* PROBLEM DETAILS: Output an exact reproduction of the data.

───── SOURCE MATERIAL ─────

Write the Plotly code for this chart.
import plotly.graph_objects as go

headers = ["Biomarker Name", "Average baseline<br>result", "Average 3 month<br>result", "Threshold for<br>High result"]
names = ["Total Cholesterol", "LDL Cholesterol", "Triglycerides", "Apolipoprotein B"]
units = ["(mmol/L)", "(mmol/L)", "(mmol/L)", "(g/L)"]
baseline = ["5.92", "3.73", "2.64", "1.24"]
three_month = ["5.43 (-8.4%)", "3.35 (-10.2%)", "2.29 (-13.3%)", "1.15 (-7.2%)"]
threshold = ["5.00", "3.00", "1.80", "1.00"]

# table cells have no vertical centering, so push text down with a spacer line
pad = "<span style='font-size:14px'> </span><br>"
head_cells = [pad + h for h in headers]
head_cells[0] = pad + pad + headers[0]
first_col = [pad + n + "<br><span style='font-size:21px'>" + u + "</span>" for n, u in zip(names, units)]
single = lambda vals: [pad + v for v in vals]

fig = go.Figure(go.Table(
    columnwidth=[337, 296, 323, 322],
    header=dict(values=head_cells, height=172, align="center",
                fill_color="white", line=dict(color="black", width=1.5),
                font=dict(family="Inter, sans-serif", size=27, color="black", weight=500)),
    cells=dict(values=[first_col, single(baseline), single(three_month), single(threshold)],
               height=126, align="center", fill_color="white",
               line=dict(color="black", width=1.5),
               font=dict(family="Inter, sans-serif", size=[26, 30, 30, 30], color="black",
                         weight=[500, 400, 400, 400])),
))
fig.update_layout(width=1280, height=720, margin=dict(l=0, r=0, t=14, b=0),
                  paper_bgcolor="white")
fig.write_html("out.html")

─────

* RESULT OF THE EXERCISE:
Write the Plotly code for this chart.
import plotly.graph_objects as go

headers = ["Biomarker Name", "Average baseline<br>result", "Average 3 month<br>result", "Threshold for<br>High result"]
names = ["Total Cholesterol", "LDL Cholesterol", "Triglycerides", "Apolipoprotein B"]
units = ["(mmol/L)", "(mmol/L)", "(mmol/L)", "(g/L)"]
baseline = ["5.92", "3.73", "2.64", "1.24"]
three_month = ["5.43 (-8.4%)", "3.35 (-10.2%)", "2.29 (-13.3%)", "1.15 (-7.2%)"]
threshold = ["5.00", "3.00", "1.80", "1.00"]

# table cells have no vertical centering, so push text down with a spacer line
pad = "<span style='font-size:14px'> </span><br>"
head_cells = [pad + h for h in headers]
head_cells[0] = pad + pad + headers[0]
first_col = [pad + n + "<br><span style='font-size:21px'>" + u + "</span>" for n, u in zip(names, units)]
single = lambda vals: [pad + v for v in vals]

fig = go.Figure(go.Table(
    columnwidth=[337, 296, 323, 322],
    header=dict(values=head_cells, height=172, align="center",
                fill_color="white", line=dict(color="black", width=1.5),
                font=dict(family="Inter, sans-serif", size=27, color="black", weight=500)),
    cells=dict(values=[first_col, single(baseline), single(three_month), single(threshold)],
               height=126, align="center", fill_color="white",
               line=dict(color="black", width=1.5),
               font=dict(family="Inter, sans-serif", size=[26, 30, 30, 30], color="black",
                         weight=[500, 400, 400, 400])),
))
fig.update_layout(width=1280, height=720, margin=dict(l=0, r=0, t=14, b=0),
                  paper_bgcolor="white")
fig.write_html("out.html")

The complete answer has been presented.